3a. File Size Analysis
find "$TARGET" -name "*.py" -exec wc -l {} + | sort -rn | head -20
Thresholds:
- >2000 LOC → finding with impact 0.5 ("needs splitting")
- >1000 LOC → finding with impact 0.3 ("consider splitting")
- >500 LOC → note only
empirica finding-log --finding "project_commands.py: 4214 LOC — contains 17 unrelated handlers, needs splitting" --impact 0.6
3b. Duplication Detection
Search for functions defined in multiple places:
# Find duplicated function definitions
grep -rn "^def " "$TARGET" | awk -F: '{print $NF}' | sort | uniq -c | sort -rn | head -20
# Find copy-pasted patterns (same function name in multiple files)
grep -rn "def get_instance_id\|def find_project_root\|def resolve_project" "$TARGET"
For each duplicate: Read both copies. Assess whether they're identical, similar, or intentionally different. Log accordingly:
# Identical copies
empirica finding-log --finding "get_instance_id() duplicated identically in 6 files" --impact 0.6
# Intentionally different (record WHY)
empirica decision-log --choice "Keep separate find_project_root() in hooks" \
--rationale "Hooks must be standalone — can't import from package" \
--reversibility exploratory
3c. Module Boundary Assessment
Read the import graph. Check for:
- Circular imports — A imports B, B imports A
- Layer violations — CLI importing from data, data importing from core
- God modules — single file that everything imports
# Check for late imports (circular dependency workaround)
grep -rn "import " "$TARGET" | grep "def \|if " | head -20
3d. Naming & Convention Consistency
Spot check:
- Mixed naming styles (snake_case vs camelCase)
- Inconsistent patterns (some files use
handle_X_command, others useX_handler) - Magic strings/numbers without constants
3e. Error Handling
# Find bare exception handlers
grep -rn "except Exception" "$TARGET" | grep "pass"
grep -rn "except:" "$TARGET"
empirica finding-log --finding "12 bare 'except Exception: pass' handlers — errors silently swallowed" --impact 0.5
Phase 4: Triage
Review all findings.
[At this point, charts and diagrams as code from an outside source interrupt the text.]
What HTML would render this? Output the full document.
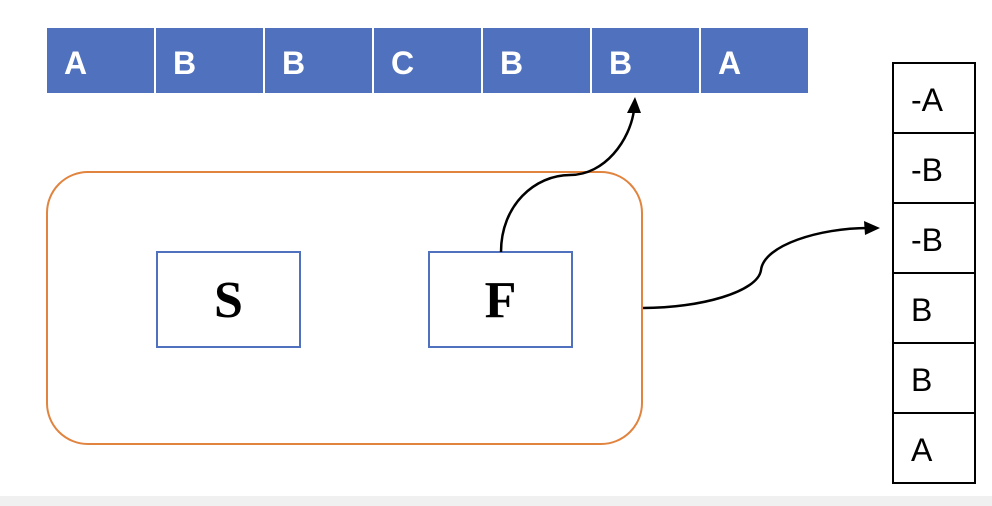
<!DOCTYPE html>
<html><head><meta charset="utf-8"><style>
body{margin:0;width:992px;height:506px;background:#fff;overflow:hidden;position:relative;font-family:"Liberation Sans",sans-serif}
.bar{position:absolute;left:47px;top:28px;height:65px;display:flex}
.bar div{width:107px;height:65px;background:#4f71be;color:#fff;font-weight:bold;font-size:32px;line-height:70px;padding-left:17px;box-sizing:border-box;margin-right:2px}
.col{position:absolute;left:892px;top:62px;width:84px;border:2px solid #000;box-sizing:border-box}
.col div{height:70px;border-bottom:2px solid #000;box-sizing:border-box;font-size:32px;line-height:72px;padding-left:17px}
.col div:last-child{border-bottom:none}
.box{position:absolute;width:145px;height:97px;border:2px solid #4f71be;box-sizing:border-box;text-align:center;font-family:"Liberation Serif",serif;font-weight:bold;font-size:52px;line-height:95px}
</style></head><body>
<div class="bar"><div>A</div><div>B</div><div>B</div><div>C</div><div>B</div><div>B</div><div>A</div></div>
<div style="position:absolute;left:46px;top:171px;width:597px;height:274px;border:2px solid #e0843f;border-radius:42px;box-sizing:border-box"></div>
<div class="box" style="left:156px;top:251px">S</div>
<div class="box" style="left:428px;top:251px">F</div>
<div class="col" style="height:422px"><div>-A</div><div>-B</div><div>-B</div><div>B</div><div>B</div><div>A</div></div>
<svg width="992" height="506" style="position:absolute;left:0;top:0">
<path d="M501 252 C501 205 535 175 570 175 C605 175 630 140 634 110" fill="none" stroke="#000" stroke-width="2.5"/>
<polygon points="635,97 627,113 641,113" fill="#000"/>
<path d="M643 308 C700 308 758 292 761 270 C764 245 820 228 868 228" fill="none" stroke="#000" stroke-width="2.5"/>
<polygon points="880,228 864,221 865,235" fill="#000"/>
</svg>
<div style="position:absolute;left:0;top:496px;width:992px;height:10px;background:#f0f0f0"></div>
</body></html>
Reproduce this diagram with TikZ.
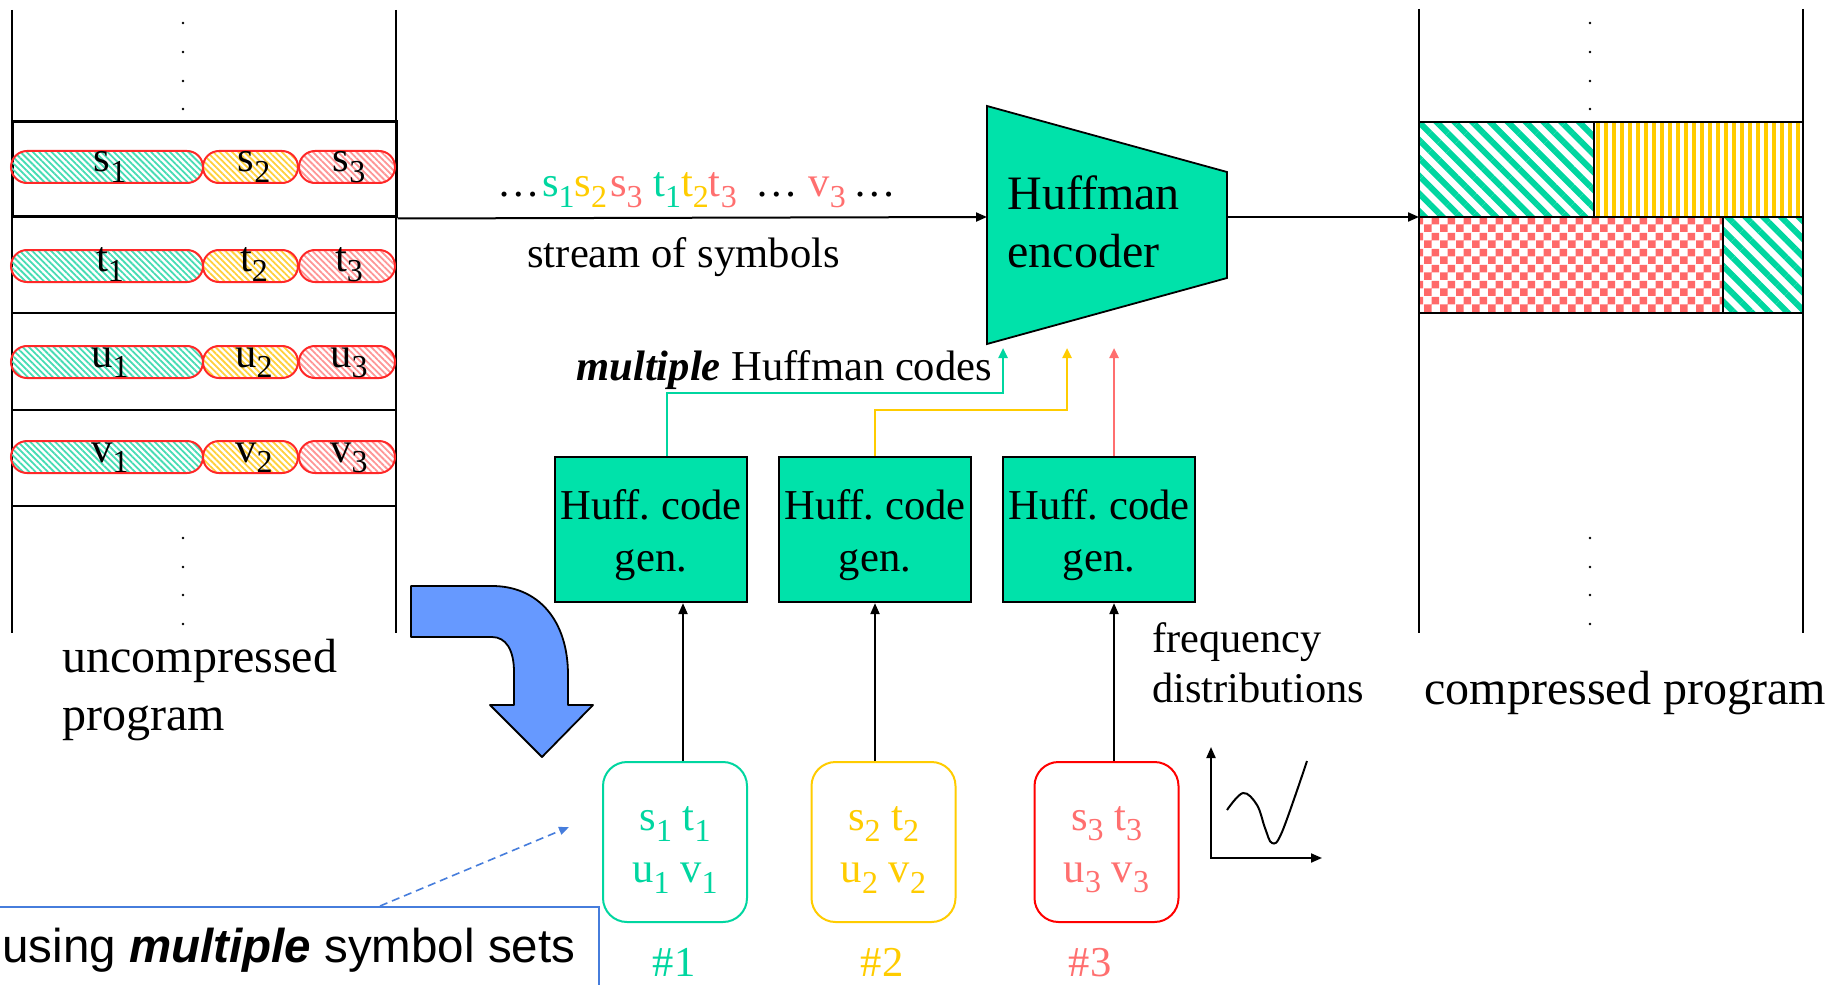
\documentclass[tikz,border=0pt]{standalone}
\usepackage{fontspec}
\setmainfont{Liberation Serif}
\newfontfamily\arialf{Liberation Sans}
\usetikzlibrary{patterns.meta, shapes.misc, arrows.meta, calc}
\frenchspacing

\definecolor{hteal}{RGB}{0,226,170}
\definecolor{tteal}{RGB}{0,214,160}
\definecolor{tyel}{RGB}{255,204,0}
\definecolor{tsal}{RGB}{255,111,111}
\definecolor{pillred}{RGB}{255,40,40}
\definecolor{phteal}{RGB}{70,220,180}
\definecolor{phyel}{RGB}{255,208,60}
\definecolor{phpink}{RGB}{255,150,150}
\definecolor{barrow}{RGB}{102,153,255}
\definecolor{cblue}{RGB}{70,125,220}
\definecolor{chred}{RGB}{255,105,105}
\definecolor{stripteal}{RGB}{0,214,160}

\pgfdeclarepattern{
  name=Checker,
  type=uncolored,
  bottom left={\pgfpoint{0pt}{0pt}},
  top right={\pgfpoint{8pt}{8pt}},
  tile size={\pgfpoint{8pt}{8pt}},
  code={
    \pgfpathrectangle{\pgfpointorigin}{\pgfpoint{4pt}{4pt}}
    \pgfpathrectangle{\pgfpoint{4pt}{4pt}}{\pgfpoint{4pt}{4pt}}
    \pgfusepath{fill}
  }
}

\newcommand\mainsz{\fontsize{21.3}{25}\selectfont}
\newcommand\boxsz{\fontsize{21.3}{26}\selectfont}
\newcommand\bigsz{\fontsize{24}{28.5}\selectfont}
\makeatletter
\newcommand\sbs[1]{\raisebox{-0.24em}{\@tempdima=\f@size pt\@tempdima=0.75\@tempdima\fontsize{\strip@pt\@tempdima}{0}\selectfont #1}}
\makeatother

\begin{document}
\begin{tikzpicture}[x=0.5pt,y=-0.5pt,
  arr/.style={line width=1pt, -{Triangle[length=5.5pt,width=4.5pt]}},
  colarr/.style={line width=1.2pt, -{Triangle[length=5pt,width=4.5pt]}},
  pill/.style={rounded rectangle, draw=pillred, line width=1pt, minimum height=16pt, inner sep=0pt},
  hatchA/.style={pattern={Lines[angle=-45,distance=2.2pt,line width=0.9pt]}, pattern color=phteal},
  hatchB/.style={pattern={Lines[angle=-45,distance=2.2pt,line width=0.9pt]}, pattern color=phyel},
  hatchC/.style={pattern={Lines[angle=-45,distance=2.2pt,line width=0.9pt]}, pattern color=phpink},
  huffbox/.style={draw=black, line width=1.1pt, fill=hteal, minimum width=96pt, minimum height=72.5pt, inner sep=0pt},
  symbox/.style={draw, rounded corners=12pt, line width=1pt, minimum width=72pt, minimum height=80pt, inner sep=0pt},
  boxtext/.style={font=\boxsz, align=center, inner sep=0pt},
  lbl/.style={font=\mainsz, inner sep=0pt},
  biglbl/.style={font=\bigsz, inner sep=0pt},
  blk/.style={draw=black, line width=1.2pt},
  dasharr/.style={draw=cblue, line width=0.8pt, dash pattern=on 4pt off 2.5pt, -{Triangle[length=5pt,width=4pt]}}
]
\useasboundingbox (0,0) rectangle (1839,984);
\fill[white] (0,0) rectangle (1839,984);

% ---------- left column (uncompressed program)
\draw[line width=1pt] (12,10) -- (12,633);
\draw[line width=1pt] (396,10) -- (396,633);
\node[draw, line width=1.5pt, minimum width=192pt, minimum height=47.5pt, inner sep=0pt] (row1) at (204,169.5) {};
\foreach \yy in {313,410,506} \draw[line width=1pt] (12,\yy) -- (396,\yy);
\foreach \yy in {23,52,81,109,538,567,595,624} {
  \fill (183,\yy) circle (0.7pt);
  \fill (1590,\yy) circle (0.7pt);
}
\foreach \yy/\ll in {167/s,266/t,362/u,457/v} {
  \node[pill, hatchA, minimum width=96pt] (p\ll1) at (107,\yy) {};
  \node[pill, hatchB, minimum width=47.5pt] (p\ll2) at (250.5,\yy) {};
  \node[pill, hatchC, minimum width=48pt] (p\ll3) at (347,\yy) {};
  \node[lbl, anchor=base] (l\ll1) at (110,\yy+5) {\ll\sbs{1}};
  \node[lbl, anchor=base] (l\ll2) at (254,\yy+5) {\ll\sbs{2}};
  \node[lbl, anchor=base] (l\ll3) at (349,\yy+5) {\ll\sbs{3}};
}
\node[biglbl, anchor=base west] (unc1) at (62,672) {uncompressed};
\node[biglbl, anchor=base west] (unc2) at (62,730) {program};

% ---------- stream
\node[lbl, anchor=base west] (stream) at (497,197) {\ldots\hspace{1pt}\textcolor{tteal}{s\sbs{1}}\textcolor{tyel}{s\sbs{2}}\hspace{1.5pt}\textcolor{tsal}{s\sbs{3}} \textcolor{tteal}{t\sbs{1}}\textcolor{tyel}{t\sbs{2}}\textcolor{tsal}{t\sbs{3}}\hspace{4pt} \ldots{} \textcolor{tsal}{v\sbs{3}}\hspace{4pt}\ldots};
\node[lbl, anchor=base west] (sos) at (527,267) {stream of symbols};

% ---------- encoder
\draw[fill=hteal, line width=0.9pt] (987,106) coordinate (e1) -- (1227,172) coordinate (e2) -- (1227,278) coordinate (e3) -- (987,344) coordinate (e4) -- cycle;
\coordinate (encin) at (987,217);
\coordinate (encout) at (1227,217);
\node[biglbl, anchor=base west] (enct1) at (1007,210) {Huffman};
\node[biglbl, anchor=base west] (enct2) at (1007,267) {encoder};
\draw[arr] (row1.south east) -- (encin);
\coordinate (rin) at (1419,217);
\draw[arr] (encout) -- (rin);

% ---------- right column (compressed program)
\draw[line width=1pt] (1419,9) -- (1419,633);
\draw[line width=1pt] (1803,9) -- (1803,633);
\draw[blk, pattern={Lines[angle=-45,distance=6.3pt,line width=3pt]}, pattern color=stripteal] (1419,122) rectangle (1594,217);
\begin{scope}
  \clip (1594,122) rectangle (1803,217);
  \foreach \xx in {1598,1606,...,1806} \draw[tyel, line width=2pt] (\xx,122) -- (\xx,217);
\end{scope}
\draw[blk] (1594,122) rectangle (1803,217);
\draw[blk, pattern=Checker, pattern color=chred] (1419,217) rectangle (1723,313);
\draw[blk, pattern={Lines[angle=-45,distance=6.3pt,line width=3pt]}, pattern color=stripteal] (1723,217) rectangle (1803,313);
\node[biglbl, anchor=base west] (cp) at (1424,704) {compressed program};

% ---------- code generators
\node[huffbox] (h1) at (651,529.5) {};
\node[huffbox] (h2) at (875,529.5) {};
\node[huffbox] (h3) at (1099,529.5) {};
\node[boxtext] (h1t) at ([yshift=-3pt]h1.center) {Huff. code\\gen.};
\node[boxtext] (h2t) at ([yshift=-3pt]h2.center) {Huff. code\\gen.};
\node[boxtext] (h3t) at ([yshift=-3pt]h3.center) {Huff. code\\gen.};

\node[lbl, anchor=base west] (mhc) at (576,380) {\textbf{\textit{multiple}} Huffman codes};
\coordinate (c1) at (1003,348);
\coordinate (c2) at (1067,348);
\coordinate (c3) at (1114,348);
\draw[colarr, color=tteal] ($(h1.north)+(16,0)$) |- (1003,393) -- (c1);
\draw[colarr, color=tyel] (h2.north) |- (1067,410) -- (c2);
\draw[colarr, color=tsal] ($(h3.north)+(15,0)$) -- (c3);

% ---------- symbol sets
\node[symbox, draw=tteal] (sb1) at (675,842) {};
\node[symbox, draw=tyel] (sb2) at (883.5,842) {};
\node[symbox, draw=red] (sb3) at (1106.5,842) {};
\node[boxtext, text=tteal] (sb1t) at ([yshift=-4pt]sb1.center) {s\sbs{1} t\sbs{1}\\u\sbs{1} v\sbs{1}};
\node[boxtext, text=tyel] (sb2t) at ([yshift=-4pt]sb2.center) {s\sbs{2} t\sbs{2}\\u\sbs{2} v\sbs{2}};
\node[boxtext, text=tsal] (sb3t) at ([yshift=-4pt]sb3.center) {s\sbs{3} t\sbs{3}\\u\sbs{3} v\sbs{3}};
\node[lbl, anchor=base, text=tteal] (n1) at (674,976) {\#1};
\node[lbl, anchor=base, text=tyel] (n2) at (882,976) {\#2};
\node[lbl, anchor=base, text=tsal] (n3) at (1090,976) {\#3};

\draw[arr] ($(sb1.north)+(8,0)$) -- ($(h1.south)+(32,0)$);
\draw[arr] ($(sb2.north)+(-8.5,0)$) -- (h2.south);
\draw[arr] ($(sb3.north)+(7.5,0)$) -- ($(h3.south)+(15,0)$);

% ---------- frequency distributions
\node[anchor=base west, font=\fontsize{21.2}{25}\selectfont, inner sep=0pt] (fq1) at (1152,652) {frequency};
\node[anchor=base west, font=\fontsize{21.2}{25}\selectfont, inner sep=0pt] (fq2) at (1152,702) {distributions};
\coordinate (ax0) at (1211,858);
\coordinate (axy) at (1211,747);
\coordinate (axx) at (1322,858);
\draw[line width=1pt, {Triangle[length=5.5pt,width=4.5pt]}-{Triangle[length=5.5pt,width=4.5pt]}] (axy) -- (ax0) -- (axx);
\draw[line width=1pt] plot[smooth, tension=0.6] coordinates {(1227,810) (1243,793) (1257,805) (1265,828) (1272,843) (1282,832) (1307,761)};

% ---------- blue bent arrow
\draw[fill=barrow, line width=0.9pt, line join=round] (411,586) -- (492,586) .. controls (538,586) and (568,620) .. (568,675) -- (568,705) -- (593,705) -- (542,757) -- (490,705) -- (514,705) -- (514,672) .. controls (514,650) and (506,637) .. (492,637) -- (411,637) -- cycle;

% ---------- callout
\node[draw=cblue, line width=1.2pt, minimum width=302pt, minimum height=45pt, anchor=north west, inner sep=0pt] (cb) at (-6,906) {};
\node[anchor=base west, font=\arialf\fontsize{23.75}{28}\selectfont, inner sep=0pt] (ct) at (2,962) {using \textbf{\textit{multiple}} symbol sets};
\coordinate (dt) at (569,827);
\draw[dasharr] ($(cb.north west)+(386,0)$) -- (dt);
\end{tikzpicture}
\end{document}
Assign categories and prioritize.
Categories:
| Tag | Meaning |
|---|---|
duplication |
Same code in multiple places |
complexity |
Function/file too complex or too large |
dead-code |
Unused code that should be removed |
consistency |
Naming, patterns, conventions don't match |
architecture |
Module boundaries, layering, coupling |
reliability |
Error handling, edge cases, silent failures |
security |
Input validation, injection risks |
Impact scoring guide:
| Score | Meaning |
|---|---|
| 0.1-0.3 | Cosmetic — style, minor inconsistency |
| 0.4-0.6 | Structural — duplication, complexity, dead code |
| 0.7-0.9 | Critical — bug source, security risk, architecture violation |
Phase 5: Create Remediation Goals
Group related findings into actionable goals. Each goal should be independently executable by a praxic agent.
Goal template:
empirica goals-create --objective "Split project_commands.py into focused modules (artifact_log, workspace, ecosystem)"
Good goals have:
- Clear scope — which files, what changes
- Success criteria — how to verify it's done
- Linked findings — why this goal exists (reference finding IDs)
- Dependencies — what must happen first
Goal sizing:
- Each goal = 1 transaction of praxic work
- If a goal would take 3+ transactions, split it further
- If two goals always need to happen together, merge them
Phase 6: Record Decisions
Not every finding needs a fix. Some are acceptable trade-offs. Record these explicitly:
# Accept a trade-off
empirica decision-log --choice "Accept hook utility duplication" \
--rationale "Hooks must be standalone — extracting to shared module is the fix, not eliminating all copies" \
--reversibility exploratory
# Defer work
empirica decision-log --choice "Defer type hint completion to separate effort" \
--rationale "Functional correctness over type coverage for now" \
--reversibility easily_reversible
Why this matters: Enterprise auditors want to see that decisions were conscious, not accidental. A documented "we chose to keep this" is better than unexplained duplication.
Phase 7: Summarize
Present the audit results to the user:
- Scope — what was audited
- Tool results — aggregate numbers from ruff, vulture, radon, pyright
- Top findings — sorted by impact
- Goals created — the remediation plan
- Decisions recorded — what was accepted/deferred and why
- Unknowns remaining — what needs further investigation
# Show the full picture
empirica goals-list
Output Contract
After /code-audit completes, the following artifacts exist in the Empirica DB:
| Artifact Type | Purpose |
|---|---|
| Findings (impact-scored) | What was discovered — issues, patterns, metrics |
| Unknowns | What needs further investigation before acting |
| Decisions | What was consciously accepted, deferred, or prioritized |
| Goals | Remediation work packages — ready for any praxic agent |
Any agent can then:
empirica goals-list # See the work
empirica preflight-submit - << 'EOF' # Start a transaction
# ... pick up a goal and execute it
Re-Running
The skill is idempotent. Running /code-audit again after remediation shows:
- Which findings are resolved (goals completed)
- Which persist (goals still open)
- New findings from changes (regression detection)
Compare audit runs over time to track code quality trajectory.